If you are selling online training, I would highly recommend using custom conversions as opposed to standard events. The reason is that you don’t need to make any changes with the pixel when you create custom conversions. All you need to do is make sure the pixel is installed on your pages and use the thank you page URL to create the custom conversion. Or even more simply: custom conversions are for non-techy people who don’t understand how to use coding or HTML.

Bottom line: too many people get hung up on the cost per click or cost per lead when you really need to know what your cost per acquisition is.

Outside of Facebook, you want to be tracking the conversion rate of your landing pages because, even if you're getting great click-through rate and low cost per click but your landing page is not converting, you simply would not be making money off your campaign.

As a recap, to launch this method you need to:

* Know your budget.

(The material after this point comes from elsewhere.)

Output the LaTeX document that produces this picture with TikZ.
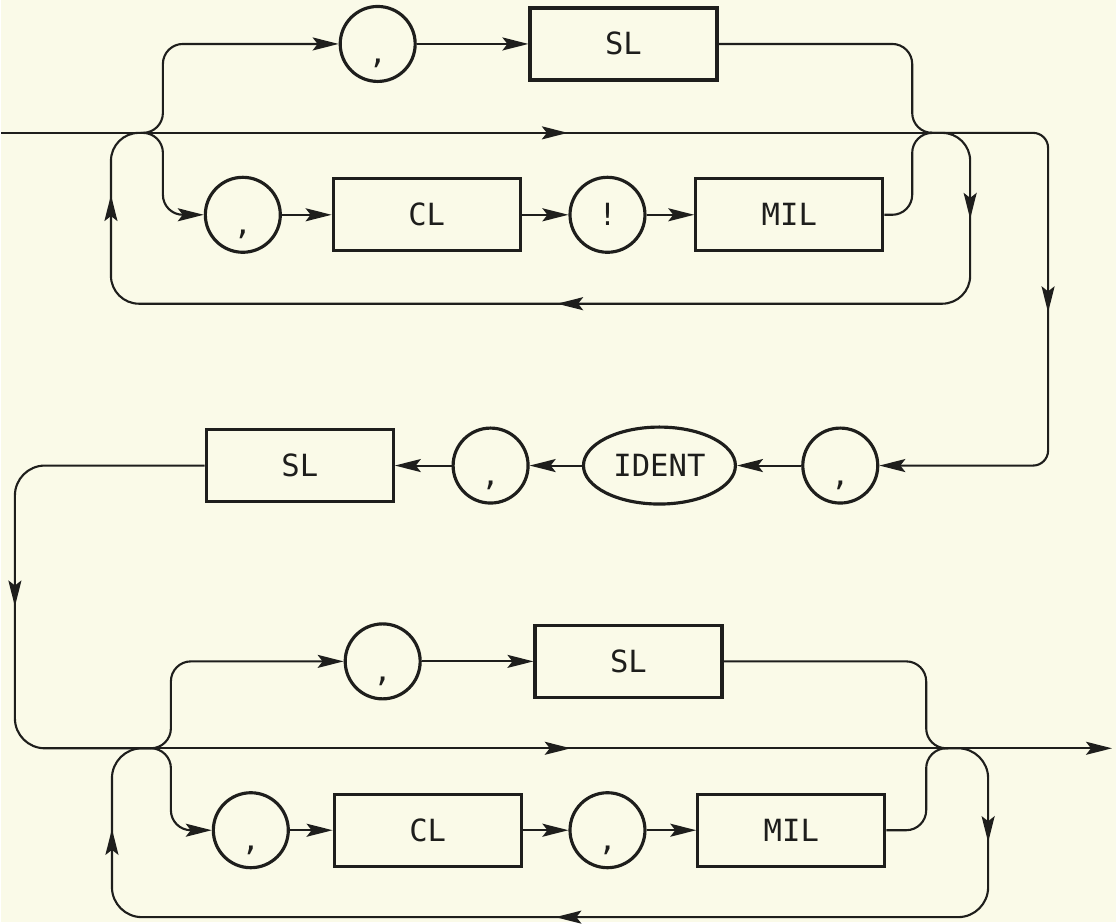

Ideally, be prepared to spend between $2 to $10 on each ad, depending on what will be in the ad.
* Familiarize yourself with the Facebook ads platform by reading my other article.
* In week one, promote a value-add (blog post or video) to appear helpful to your audience.
* In week two, create a Custom Audience within the Ads Manager to narrow your audience. Create an ad to your main program that re-targets the people who actually interacted with your ad from week one.
* In week three, run an ad that reinforces your authority (with a testimonial or another high-value piece of content). This ad should re-target everyone who has interacted with your prior ads.
* In week four, you are creating an ad that pushes people to sign up (in other words, your “lead magnet”).
* Measure the performance of your ads by looking at your click-through rate, frequency, relevancy score, and cost per acquisition. Let ads run for at least 48 hours before changing anything to properly gauge the ad's performance.